Imaginary Things
Summary: 'Love' turns out to be a principle of anarchy, as expected.
*
Love is blind. Love is kind. What a nauseating bunch of romcom crap. I wonder if the golden hearted hime-samas could have lovingly endured a warty toad or a hideous beast throughout their lives. Love makes you kind? Yeah, right. Love is just an acceptable brand of selfishness, like cats. To think that you love someone is the best kind of self-gratification that there is. Nobody loves anyone just as they are, dead fish-eyes and all. It's ideas people fall in love with. When the inevitable disillusionment comes, "pop" goes all love.
Nobody understands that when it really comes down to it, all love is Platonic. Ah. The irony.
Now that Yuigahama and Tobe are prancing around all the time like a couple of labra-doodles, all perky ears and wagging tails, the ambience of the club room has changed all too perceptibly. Funnily enough, even though it isn't the way it was after I turned down Yuigahama, it's just as disconcerting. Yukinoshita's comebacks now feel a bit forced.
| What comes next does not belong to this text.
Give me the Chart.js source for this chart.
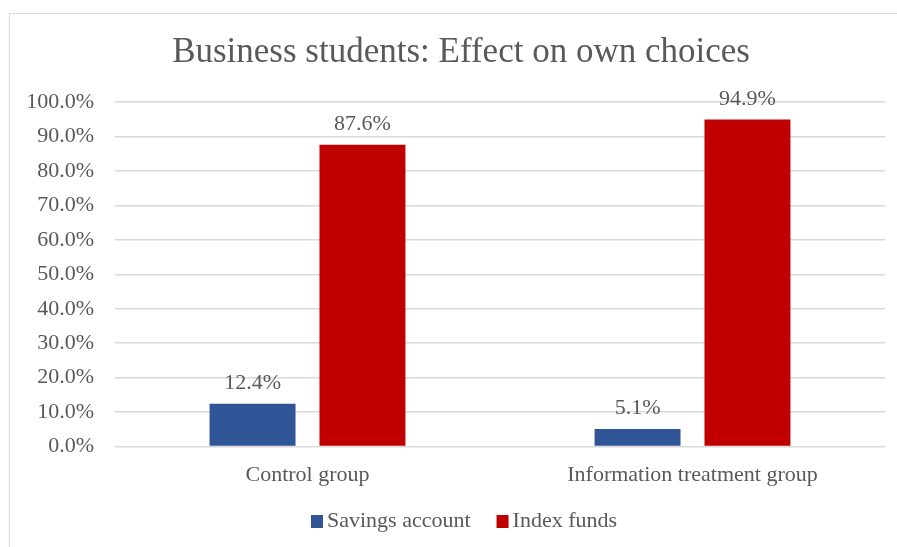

The controlled jubilance about her insults I find so masochistically endearing, is gone somehow .
Perhaps the choreography has suffered because the cute pacifist our group is missing.
I wonder if Yukinoshita now resents me for a different reason altogether.
Whatever it is, it feels different. Hikigaya Hachiman hates different. Yuigahama's offer was not acceptable precisely because of this: it would have irrevocably altered the status quo. But what I failed to understand then was that things had already changed. There was no right answer to Yuigahama's question. Ugh. It's always the nice ones who ruin things.
Yuigahama pops in the clubroom once in a while these days, with Tobe in tow. What are they, Siamese twins? But she seems genuinely happy. That's something I guess, after I had hurt her with the best of intentions.
One day after the exuberant couple bounce away, I sigh with relief. Their enthusiasm is grating. I wonder what it's like, when life feels like a giant trampoline. Hmm. Yuigahama on a trampoline would be quite a sight.
Yukinoshita, revitalized by her dear friend's visit, pounces with lethal grace.
"Regretting your rotten decision now, are you, Hikigaya-kun? Surely you didn't except someone like Yuigahama-san to keep pining for the rest of her life? It's pretty unfortunate, I suppose. You rejected possibly the only proposal you'd ever receive in your life. Of course, with your abysmally low levels of intelligence, that was expected. Worms shall really be trying your virginity*. Poor worms."
Wow. You repeatedly surpass yourself, woman.
"To the contrary. I was just thinking how ridiculous the idea of love is if it it can be transferred to someone else so easily."
"Ah. You are forgetting the most important variable in this equation, Hikigaya-kun. It's you we are talking about. Given your generally rotten character, it's obvious Yuigahama-san focused her affections so soon on someone else. You are rather exceptional that way."
Way to cheer a person up, Yukinoshita. May you grace us all with your condescension for the rest of our miserable lives.
As time passes, things gradually fall into a routine. Yukinoshita's snarkiness slowly regains its original spontaneity. She even manages to coerce me into reading a 700 pages long pretentious piece of crap. To my great surprise, I slog through it. Just to prove her wrong about my "contra-evolutionary cognitive capabilities". Though it pretty much turns out the same in the end when she mocks my abominably inadequate powers of understanding when I argue that it's just self-congratulatory navel-gazing under the veneer of self-deprecation.
Some things you just can't win.
*
It's been a while now. Yuigahama is still with Tobe, who still calls me Hikitani. Perhaps they have found something genuine, after all. Who knows? As for Yukinoshita and I, we are alright. Our new group dynamics proved to be more successful than I had hoped for.
Don't get me wrong. I haven't had a revelation about love or something. As far as I'm concerned, it's still pretty much the same as the Loch Ness monster. Nessie. Messy. For something that is essentially an unspoken contract for maximal functionality, love brings far too many expectations and unnecessary headaches. Then as if shit isn't troublesome already, there's that dangerous virus called Disney.
All that being said, kissing Yukinoshita feels fucking fantastic, cliches and complications be damned.
*
p.s. Since I'm not gonna be writing something with any real depth in the foreseeable future, these facile renditions will have to do. *sighs*
Yukinoshita's scathing comment about worms is an allusion to Andrew Marvell's fabulous poem To His Coy Mistress. In my humble opinion, look no further than poets like Donne, Neruda and Cummings for classy tips on seduction. "License my roving hands"? You bet.